JOB -
Write out the entire listing below exactly, with the pictures left out.
■ ■ ■ ■ ■ ■ ■
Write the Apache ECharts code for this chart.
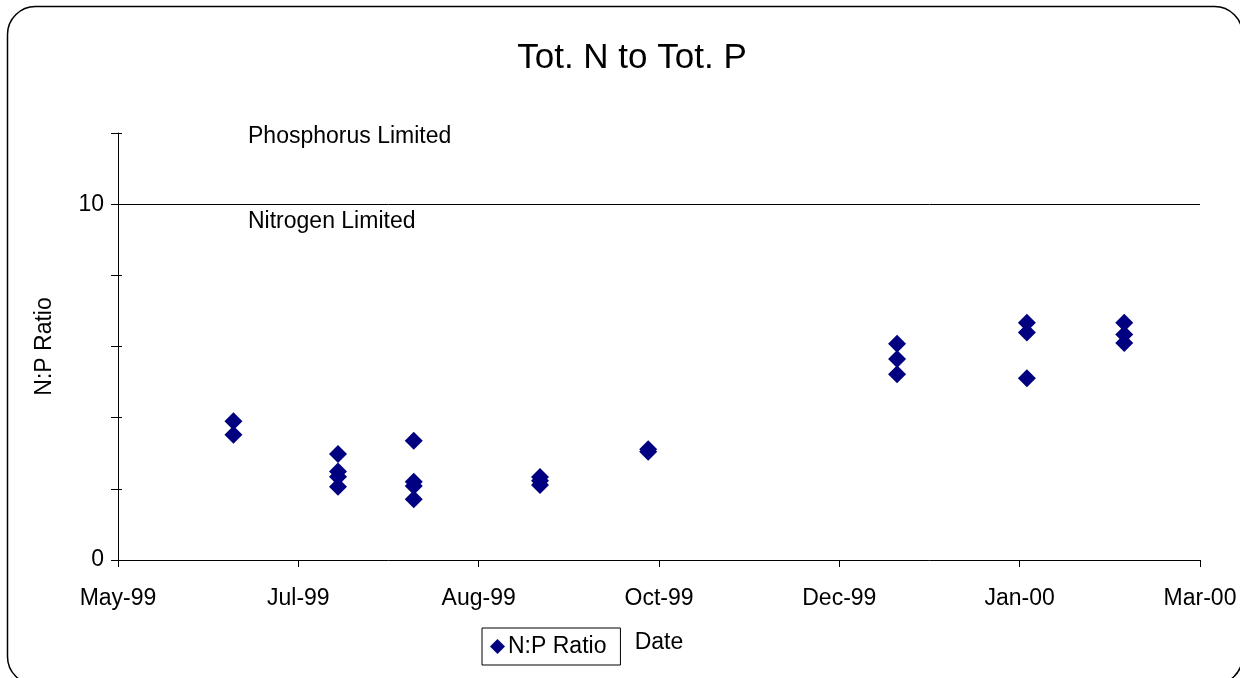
<!DOCTYPE html>
<html>
<head>
<meta charset="utf-8">
<title>Tot. N to Tot. P</title>
<script src="https://cdn.jsdelivr.net/npm/echarts@6/dist/echarts.min.js"></script>
<style>
  html, body { margin: 0; padding: 0; background: #fff; }
  #main { width: 1240px; height: 678px; }
</style>
</head>
<body>
<div id="main"></div>
<script>
// sample dates and N:P ratios
var sampleDates = [
  '1999-06-19', '1999-06-19',
  '1999-07-18', '1999-07-18', '1999-07-18', '1999-07-18',
  '1999-08-08', '1999-08-08', '1999-08-08', '1999-08-08',
  '1999-09-12', '1999-09-12', '1999-09-12',
  '1999-10-12', '1999-10-12',
  '1999-12-20', '1999-12-20', '1999-12-20',
  '2000-01-25', '2000-01-25', '2000-01-25',
  '2000-02-21', '2000-02-21', '2000-02-21'
];
var npRatio = [
  3.90, 3.52,
  2.98, 2.49, 2.34, 2.06,
  3.35, 2.20, 2.08, 1.71,
  2.33, 2.23, 2.11,
  3.11, 3.04,
  6.08, 5.65, 5.22,
  6.67, 6.39, 5.11,
  6.67, 6.34, 6.10
];
var limitLine = 10;
var yLabels = [0, 10];
var axisStart = '1999-05-18';   // x axis origin, ticks every 50 days
var months = ['Jan', 'Feb', 'Mar', 'Apr', 'May', 'Jun', 'Jul', 'Aug', 'Sep', 'Oct', 'Nov', 'Dec'];

window.onload = function () {
  var chart = echarts.init(document.getElementById('main'));
  var font = "'Liberation Sans', Arial, sans-serif";
  var DAY = 86400000;
  var t0 = Date.parse(axisStart + 'T00:00:00Z');

  var points = sampleDates.map(function (d, i) {
    return [(Date.parse(d + 'T00:00:00Z') - t0) / DAY, npRatio[i]];
  });

  function dateLabel(v) {
    var d = new Date(t0 + v * DAY);
    var yy = String(d.getUTCFullYear()).slice(2);
    return months[d.getUTCMonth()] + '-' + yy;
  }

  var yBase = {
    type: 'value', min: 0, max: 12, interval: 2,
    position: 'left',
    splitLine: { show: false }
  };

  var option = {
    animation: false,
    backgroundColor: '#fff',
    textStyle: { fontFamily: font },
    title: {
      text: 'Tot. N to Tot. P',
      left: 627, top: 36, textAlign: 'center',
      textStyle: { fontSize: 35, fontWeight: 'normal', color: '#000', fontFamily: font }
    },
    legend: {
      left: 482, top: 628,
      icon: 'diamond', itemWidth: 15, itemHeight: 15, itemGap: 4,
      padding: [7, 14, 7, 8],
      borderColor: '#000', borderWidth: 1,
      textStyle: { fontSize: 23, color: '#000', fontFamily: font, padding: [0, 0, 0, -2] },
      data: ['N:P Ratio']
    },
    grid: { left: 118, right: 40, top: 133, bottom: 118 },
    xAxis: {
      type: 'value', min: 0, max: 300, interval: 50,
      name: 'Date', nameLocation: 'middle', nameGap: 71,
      nameTextStyle: { fontSize: 23, color: '#000', fontFamily: font },
      axisLine: { lineStyle: { color: '#000', width: 1 } },
      axisTick: { length: 7, lineStyle: { color: '#000' } },
      axisLabel: { fontSize: 23, color: '#000', margin: 27, formatter: dateLabel },
      splitLine: { show: false }
    },
    yAxis: [
      Object.assign({}, yBase, {
        name: 'N:P Ratio', nameLocation: 'middle', nameGap: 62, nameRotate: 90,
        nameTextStyle: { fontSize: 23, color: '#000', fontFamily: font },
        axisLine: { show: true, lineStyle: { color: '#000', width: 1 } },
        axisTick: { show: true, length: 7, lineStyle: { color: '#000' } },
        axisLabel: {
          fontSize: 23, color: '#000', margin: 14,
          formatter: function (v) { return yLabels.indexOf(v) >= 0 ? String(v) : ''; }
        }
      }),
      Object.assign({}, yBase, {
        axisLine: { show: false },
        axisTick: { show: true, inside: true, length: 4, lineStyle: { color: '#000' } },
        axisLabel: { show: false }
      })
    ],
    series: [{
      name: 'N:P Ratio',
      type: 'scatter',
      symbol: 'diamond',
      symbolSize: 18,
      itemStyle: { color: '#000080', opacity: 1 },
      data: points,
      markLine: {
        silent: true,
        symbol: ['none', 'none'],
        label: { show: false },
        lineStyle: { color: '#000', width: 1, type: 'solid' },
        data: [{ yAxis: limitLine }]
      }
    }],
    graphic: [
      {
        type: 'rect', silent: true, z: -1,
        shape: { x: 7.5, y: 6.5, width: 1235, height: 678, r: 28 },
        style: { fill: 'none', stroke: '#000', lineWidth: 1.5 }
      },
      {
        type: 'text', left: 248, top: 125,
        style: { text: 'Phosphorus Limited', fontSize: 23, fill: '#000', fontFamily: font }
      },
      {
        type: 'text', left: 248, top: 210,
        style: { text: 'Nitrogen Limited', fontSize: 23, fill: '#000', fontFamily: font }
      }
    ]
  };

  chart.setOption(option);
};
</script>
</body>
</html>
■ ■ ■ ■ ■ ■ ■
THE OUTPUT -
Write the Apache ECharts code for this chart.
<!DOCTYPE html>
<html>
<head>
<meta charset="utf-8">
<title>Tot. N to Tot. P</title>
<script src="https://cdn.jsdelivr.net/npm/echarts@6/dist/echarts.min.js"></script>
<style>
  html, body { margin: 0; padding: 0; background: #fff; }
  #main { width: 1240px; height: 678px; }
</style>
</head>
<body>
<div id="main"></div>
<script>
// sample dates and N:P ratios
var sampleDates = [
  '1999-06-19', '1999-06-19',
  '1999-07-18', '1999-07-18', '1999-07-18', '1999-07-18',
  '1999-08-08', '1999-08-08', '1999-08-08', '1999-08-08',
  '1999-09-12', '1999-09-12', '1999-09-12',
  '1999-10-12', '1999-10-12',
  '1999-12-20', '1999-12-20', '1999-12-20',
  '2000-01-25', '2000-01-25', '2000-01-25',
  '2000-02-21', '2000-02-21', '2000-02-21'
];
var npRatio = [
  3.90, 3.52,
  2.98, 2.49, 2.34, 2.06,
  3.35, 2.20, 2.08, 1.71,
  2.33, 2.23, 2.11,
  3.11, 3.04,
  6.08, 5.65, 5.22,
  6.67, 6.39, 5.11,
  6.67, 6.34, 6.10
];
var limitLine = 10;
var yLabels = [0, 10];
var axisStart = '1999-05-18';   // x axis origin, ticks every 50 days
var months = ['Jan', 'Feb', 'Mar', 'Apr', 'May', 'Jun', 'Jul', 'Aug', 'Sep', 'Oct', 'Nov', 'Dec'];

window.onload = function () {
  var chart = echarts.init(document.getElementById('main'));
  var font = "'Liberation Sans', Arial, sans-serif";
  var DAY = 86400000;
  var t0 = Date.parse(axisStart + 'T00:00:00Z');

  var points = sampleDates.map(function (d, i) {
    return [(Date.parse(d + 'T00:00:00Z') - t0) / DAY, npRatio[i]];
  });

  function dateLabel(v) {
    var d = new Date(t0 + v * DAY);
    var yy = String(d.getUTCFullYear()).slice(2);
    return months[d.getUTCMonth()] + '-' + yy;
  }

  var yBase = {
    type: 'value', min: 0, max: 12, interval: 2,
    position: 'left',
    splitLine: { show: false }
  };

  var option = {
    animation: false,
    backgroundColor: '#fff',
    textStyle: { fontFamily: font },
    title: {
      text: 'Tot. N to Tot. P',
      left: 627, top: 36, textAlign: 'center',
      textStyle: { fontSize: 35, fontWeight: 'normal', color: '#000', fontFamily: font }
    },
    legend: {
      left: 482, top: 628,
      icon: 'diamond', itemWidth: 15, itemHeight: 15, itemGap: 4,
      padding: [7, 14, 7, 8],
      borderColor: '#000', borderWidth: 1,
      textStyle: { fontSize: 23, color: '#000', fontFamily: font, padding: [0, 0, 0, -2] },
      data: ['N:P Ratio']
    },
    grid: { left: 118, right: 40, top: 133, bottom: 118 },
    xAxis: {
      type: 'value', min: 0, max: 300, interval: 50,
      name: 'Date', nameLocation: 'middle', nameGap: 71,
      nameTextStyle: { fontSize: 23, color: '#000', fontFamily: font },
      axisLine: { lineStyle: { color: '#000', width: 1 } },
      axisTick: { length: 7, lineStyle: { color: '#000' } },
      axisLabel: { fontSize: 23, color: '#000', margin: 27, formatter: dateLabel },
      splitLine: { show: false }
    },
    yAxis: [
      Object.assign({}, yBase, {
        name: 'N:P Ratio', nameLocation: 'middle', nameGap: 62, nameRotate: 90,
        nameTextStyle: { fontSize: 23, color: '#000', fontFamily: font },
        axisLine: { show: true, lineStyle: { color: '#000', width: 1 } },
        axisTick: { show: true, length: 7, lineStyle: { color: '#000' } },
        axisLabel: {
          fontSize: 23, color: '#000', margin: 14,
          formatter: function (v) { return yLabels.indexOf(v) >= 0 ? String(v) : ''; }
        }
      }),
      Object.assign({}, yBase, {
        axisLine: { show: false },
        axisTick: { show: true, inside: true, length: 4, lineStyle: { color: '#000' } },
        axisLabel: { show: false }
      })
    ],
    series: [{
      name: 'N:P Ratio',
      type: 'scatter',
      symbol: 'diamond',
      symbolSize: 18,
      itemStyle: { color: '#000080', opacity: 1 },
      data: points,
      markLine: {
        silent: true,
        symbol: ['none', 'none'],
        label: { show: false },
        lineStyle: { color: '#000', width: 1, type: 'solid' },
        data: [{ yAxis: limitLine }]
      }
    }],
    graphic: [
      {
        type: 'rect', silent: true, z: -1,
        shape: { x: 7.5, y: 6.5, width: 1235, height: 678, r: 28 },
        style: { fill: 'none', stroke: '#000', lineWidth: 1.5 }
      },
      {
        type: 'text', left: 248, top: 125,
        style: { text: 'Phosphorus Limited', fontSize: 23, fill: '#000', fontFamily: font }
      },
      {
        type: 'text', left: 248, top: 210,
        style: { text: 'Nitrogen Limited', fontSize: 23, fill: '#000', fontFamily: font }
      }
    ]
  };

  chart.setOption(option);
};
</script>
</body>
</html>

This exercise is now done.